__OBJECTIVE__.
Transcribe all of the records word for word, but omit the pictures.

Code that draws figures
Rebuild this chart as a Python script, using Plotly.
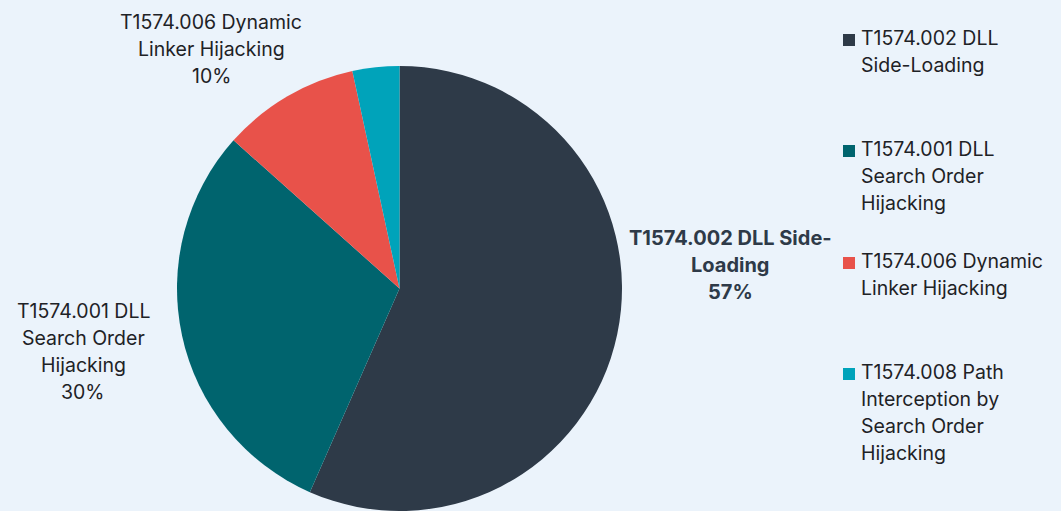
import plotly.graph_objects as go

# Share of observed DLL hijacking sub-techniques (percent)
techniques = [
    "T1574.002 DLL Side-Loading",
    "T1574.001 DLL Search Order Hijacking",
    "T1574.006 Dynamic Linker Hijacking",
    "T1574.008 Path Interception by Search Order Hijacking",
]
shares = [56.6, 30.0, 10.0, 3.4]
colors = ["#2E3A48", "#00646E", "#E8524A", "#00A3BA"]

# Wrapped text lines for the slice labels and the legend
slice_label_lines = [
    ["T1574.002 DLL Side-", "Loading"],
    ["T1574.001 DLL", "Search Order", "Hijacking"],
    ["T1574.006 Dynamic", "Linker Hijacking"],
    None,
]
legend_lines = [
    ["T1574.002 DLL", "Side-Loading"],
    ["T1574.001 DLL", "Search Order", "Hijacking"],
    ["T1574.006 Dynamic", "Linker Hijacking"],
    ["T1574.008 Path", "Interception by", "Search Order", "Hijacking"],
]

W, H = 1061, 511
BG = "#EBF3FB"
FONT = "Inter"
TEXT = "#1E2226"
LINE = 27  # px between text lines

cx, cy, r = 399.5, 288.5, 222.5

fig = go.Figure(
    go.Pie(
        labels=techniques,
        values=shares,
        marker=dict(colors=colors, line=dict(width=0)),
        sort=False,
        direction="clockwise",
        rotation=0,
        textinfo="none",
        hoverinfo="label+percent",
        showlegend=False,
        domain=dict(
            x=[max(0, (cx - r) / W), min(1, (cx + r) / W)],
            y=[max(0, (H - cy - r) / H), min(1, (H - cy + r) / H)],
        ),
    )
)

annotations = []
shapes = []


def px_x(x):
    return x / W


def px_y(y):
    return 1 - y / H


# Slice labels: placement (centre x, first-line y) and weight per slice
label_places = [(730, 238, True), (83, 311, False), (211, 22, False), None]
total = sum(shares)
for lines, place, v in zip(slice_label_lines, label_places, shares):
    if lines is None or place is None:
        continue
    x0, y0, bold = place
    pct = f"{round(100 * v / total)}%"
    for i, t in enumerate(lines + [pct]):
        annotations.append(
            dict(
                x=px_x(x0), y=px_y(y0 + i * LINE), xref="paper", yref="paper",
                text=f"<b>{t}</b>" if bold else t,
                showarrow=False, xanchor="center", yanchor="middle",
                font=dict(family=FONT, size=20 if bold else 19.5,
                          color="#2E3A48" if bold else TEXT),
            )
        )

# Legend drawn as square swatches with wrapped text
legend_top = [38, 149, 261, 372]
for lines, col, y0 in zip(legend_lines, colors, legend_top):
    shapes.append(
        dict(
            type="rect", xref="paper", yref="paper",
            x0=px_x(843), x1=px_x(855), y0=px_y(y0 - 4), y1=px_y(y0 + 8),
            fillcolor=col, line=dict(width=0),
        )
    )
    for i, t in enumerate(lines):
        annotations.append(
            dict(
                x=px_x(859), y=px_y(y0 + i * LINE), xref="paper", yref="paper",
                text=t, showarrow=False, xanchor="left", yanchor="middle",
                font=dict(family=FONT, size=19.5, color=TEXT),
            )
        )

fig.update_layout(
    width=W, height=H,
    margin=dict(l=0, r=0, t=0, b=0),
    paper_bgcolor=BG, plot_bgcolor=BG,
    annotations=annotations, shapes=shapes,
    font=dict(family=FONT),
)

fig.write_html("out.html", config={"displayModeBar": False})
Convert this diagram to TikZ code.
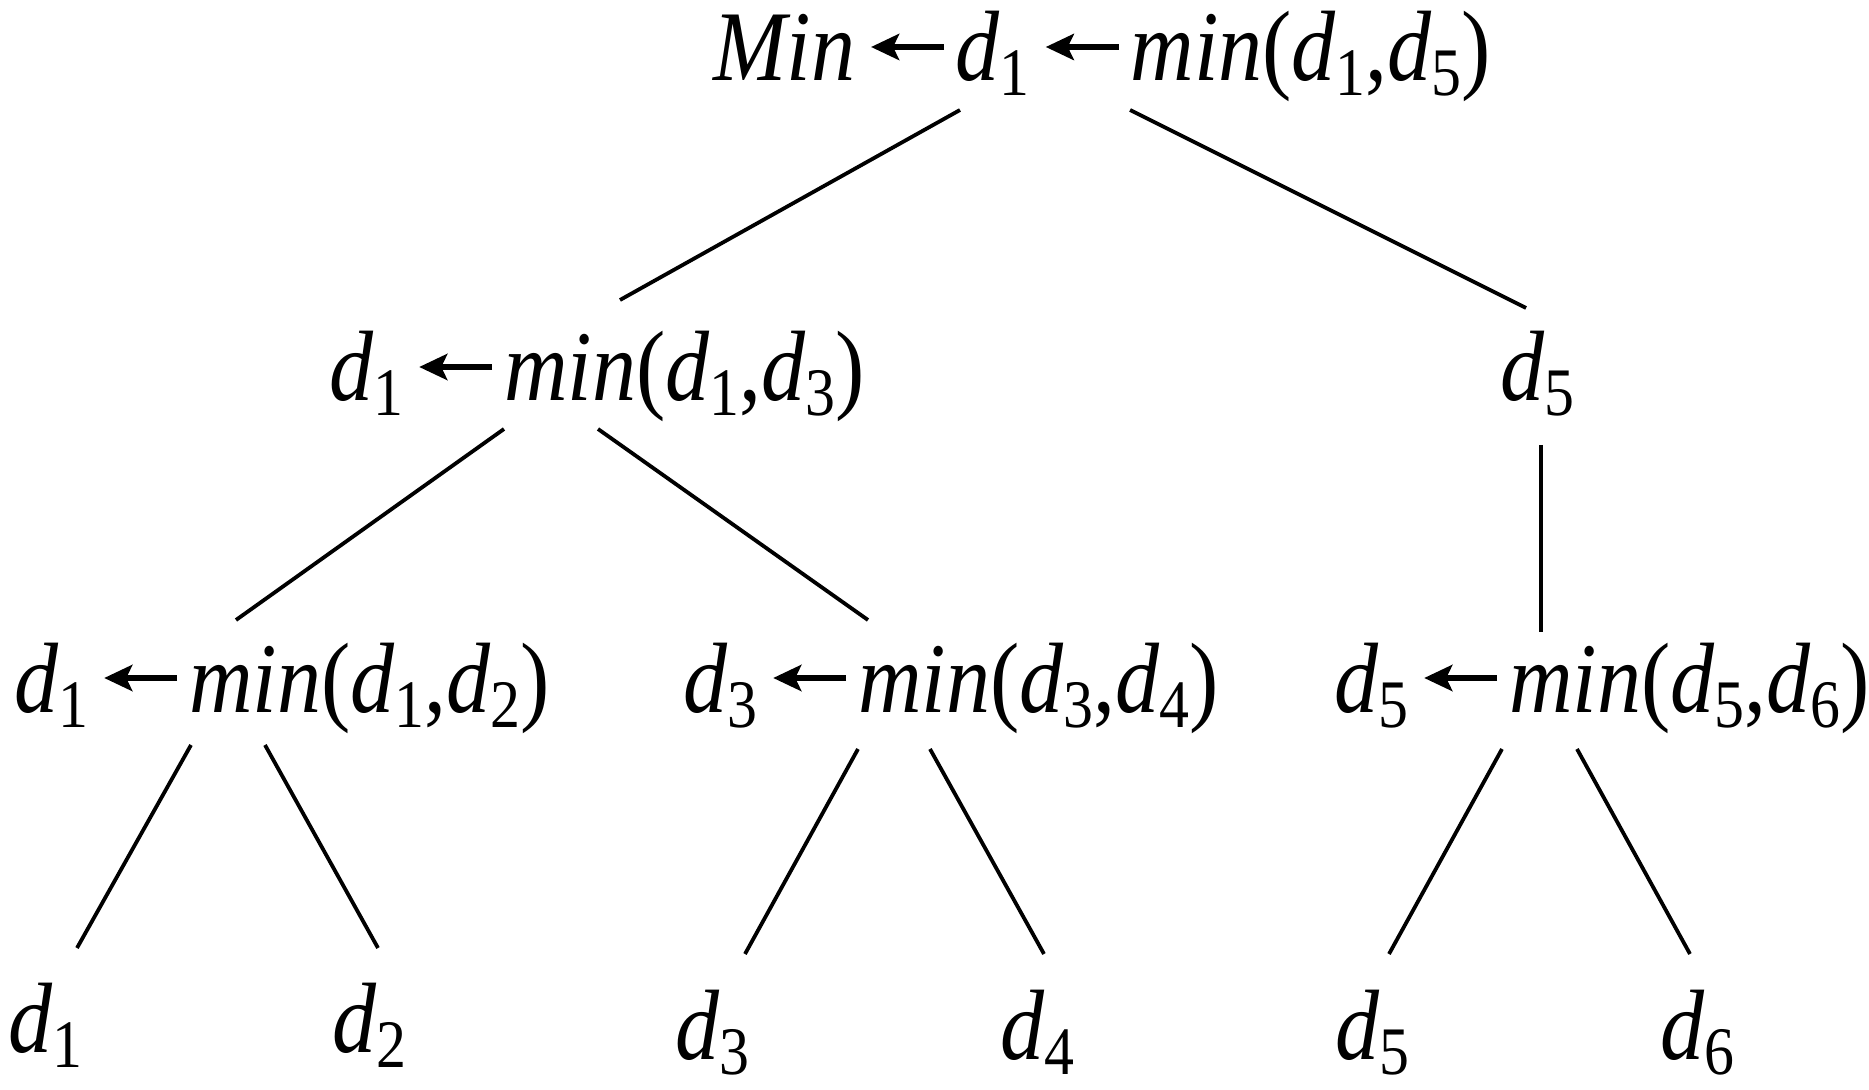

__TASK SOLUTION__.
Rebuild this chart as a Python script, using Plotly.
import plotly.graph_objects as go

# Share of observed DLL hijacking sub-techniques (percent)
techniques = [
    "T1574.002 DLL Side-Loading",
    "T1574.001 DLL Search Order Hijacking",
    "T1574.006 Dynamic Linker Hijacking",
    "T1574.008 Path Interception by Search Order Hijacking",
]
shares = [56.6, 30.0, 10.0, 3.4]
colors = ["#2E3A48", "#00646E", "#E8524A", "#00A3BA"]

# Wrapped text lines for the slice labels and the legend
slice_label_lines = [
    ["T1574.002 DLL Side-", "Loading"],
    ["T1574.001 DLL", "Search Order", "Hijacking"],
    ["T1574.006 Dynamic", "Linker Hijacking"],
    None,
]
legend_lines = [
    ["T1574.002 DLL", "Side-Loading"],
    ["T1574.001 DLL", "Search Order", "Hijacking"],
    ["T1574.006 Dynamic", "Linker Hijacking"],
    ["T1574.008 Path", "Interception by", "Search Order", "Hijacking"],
]

W, H = 1061, 511
BG = "#EBF3FB"
FONT = "Inter"
TEXT = "#1E2226"
LINE = 27  # px between text lines

cx, cy, r = 399.5, 288.5, 222.5

fig = go.Figure(
    go.Pie(
        labels=techniques,
        values=shares,
        marker=dict(colors=colors, line=dict(width=0)),
        sort=False,
        direction="clockwise",
        rotation=0,
        textinfo="none",
        hoverinfo="label+percent",
        showlegend=False,
        domain=dict(
            x=[max(0, (cx - r) / W), min(1, (cx + r) / W)],
            y=[max(0, (H - cy - r) / H), min(1, (H - cy + r) / H)],
        ),
    )
)

annotations = []
shapes = []


def px_x(x):
    return x / W


def px_y(y):
    return 1 - y / H


# Slice labels: placement (centre x, first-line y) and weight per slice
label_places = [(730, 238, True), (83, 311, False), (211, 22, False), None]
total = sum(shares)
for lines, place, v in zip(slice_label_lines, label_places, shares):
    if lines is None or place is None:
        continue
    x0, y0, bold = place
    pct = f"{round(100 * v / total)}%"
    for i, t in enumerate(lines + [pct]):
        annotations.append(
            dict(
                x=px_x(x0), y=px_y(y0 + i * LINE), xref="paper", yref="paper",
                text=f"<b>{t}</b>" if bold else t,
                showarrow=False, xanchor="center", yanchor="middle",
                font=dict(family=FONT, size=20 if bold else 19.5,
                          color="#2E3A48" if bold else TEXT),
            )
        )

# Legend drawn as square swatches with wrapped text
legend_top = [38, 149, 261, 372]
for lines, col, y0 in zip(legend_lines, colors, legend_top):
    shapes.append(
        dict(
            type="rect", xref="paper", yref="paper",
            x0=px_x(843), x1=px_x(855), y0=px_y(y0 - 4), y1=px_y(y0 + 8),
            fillcolor=col, line=dict(width=0),
        )
    )
    for i, t in enumerate(lines):
        annotations.append(
            dict(
                x=px_x(859), y=px_y(y0 + i * LINE), xref="paper", yref="paper",
                text=t, showarrow=False, xanchor="left", yanchor="middle",
                font=dict(family=FONT, size=19.5, color=TEXT),
            )
        )

fig.update_layout(
    width=W, height=H,
    margin=dict(l=0, r=0, t=0, b=0),
    paper_bgcolor=BG, plot_bgcolor=BG,
    annotations=annotations, shapes=shapes,
    font=dict(family=FONT),
)

fig.write_html("out.html", config={"displayModeBar": False})
Convert this diagram to TikZ code.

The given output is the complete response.